Tuesday, March 23rd, 2010

I wrote last year about how to use bluetooth networking to connect to the internet via a mobile phone. Since then, I had heard rumours that NetworkManager was now able to do this as well, but I actually never managed to find out how to do that (admittedly, I never looked too hard).
Today I checked again.
Since those are the “reference implementations”, I started GNOME’s nm-applet and bluetooth-applet instead of knetworkmanager and kbluetooth. I still could not find anything related to bluetooth in nm-applet’s UI. Then I looked a bit farther and found Dan Williams’ post about it.
Long story short: I deleted my phone from bluetooth-applet’s “known hosts” and re-paired it again. There it asked me if I want to access the internet via my mobile phone, which I confirmed. After that, nm-applet has now an entry for “PANU” which is the Phone’s connection.
Working well and pretty cool, too.

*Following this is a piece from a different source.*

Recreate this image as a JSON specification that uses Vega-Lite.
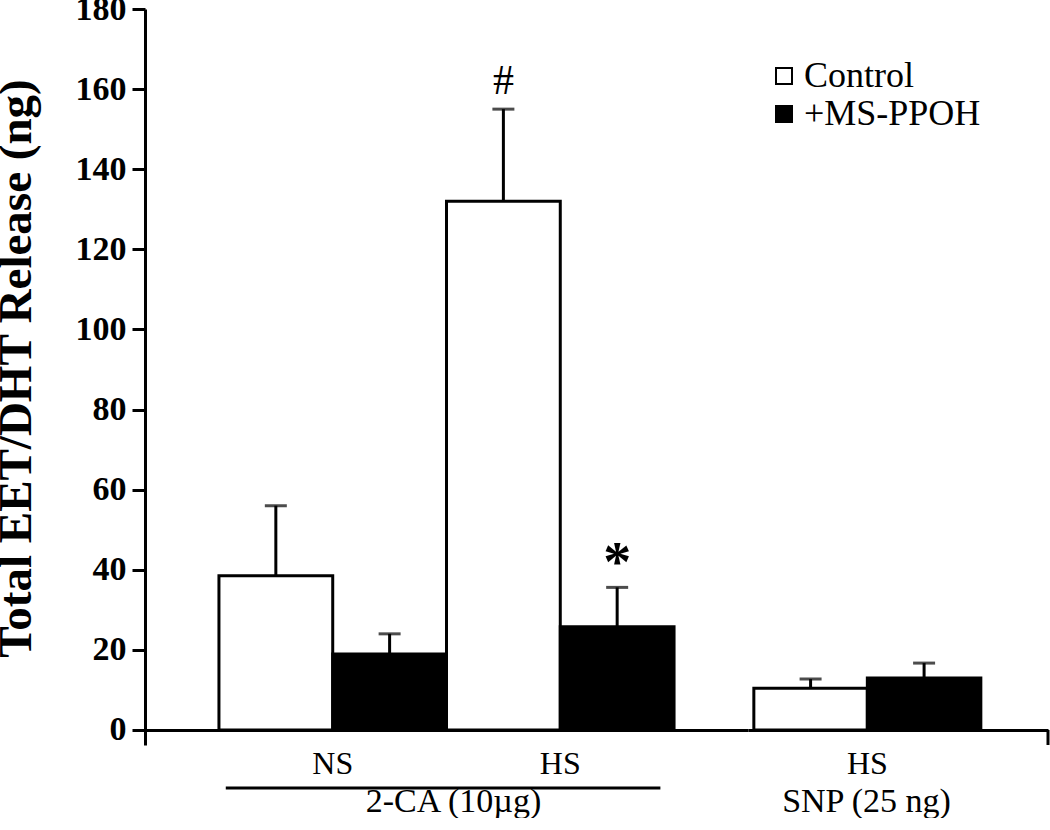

One more workaround that’s not needed anymore.

For completeness, I also tried to remove and pair the phone with kbluetooth, but apart from it not working at all (never asking for a PIN), it also did not ask for the internet connection stuff. So for now, if you want Bluetooth networking, just use nm-applet and bluetooth-applet.

$HOME full? WTF?

Wednesday, January 27th, 2010

Today I discovered that my $HOME was nearly full. My machine has only moderate space for the encrypted /home partition, but there were almost 2GB free until a few days ago, so I decided to look where the space went.

It was easy: ~/.xsession-errors was over 1,5GB. I looked who was wanting to tell me lots of important stuff and found out that about every KDE4 program produced several debug lines, almost every second.
Since I doubt that anybody will ever want to look at 1,5GB logfiles, I just decided to redirect it to /dev/null in /usr/bin/startkde. Now only my submitrequest number 30607 needs to be accepted into KDE:KDE4:Factory:Desktop, so that everyone benefits from this solution.

Note: it took 15 days for the logfile to get that big, but to be honest: I don’t want to reboot every two weeks, only to keep KDE4 from crapping my home directory.
Second Note: If there had been any significant updates in FACTORY in the last two months, I would probably not even have noticed the problem, but there were none ;)

More KDE4 rants

Saturday, December 19th, 2009

Seeing that I apparently hit a nerve for some people with my last post, here is the next thing that really annoys me every day in KDE4.

Notifications.

Those ugly passive pop-ups that appear on the display near the area where you have configured the “system tray” to be on the panels. From the beginning they were an example of uglyness. After quite some time they at least stopped to be drawn one over the other, so they are no longer totally unusable, but they still are not pretty.
One example: most of them are too small, so that the text they should show me gets cut off and I have to guess what the system wants to tell me.

As much as I detest GNOME, their unobtrusive notifications in the lower right corner are much more stylish and less disturbing than the KDE4 ones.

And it is not QT’s fault: a proprietary application like skype, using QT, can do it in almost the same way as GNOME, so it is definitely possible.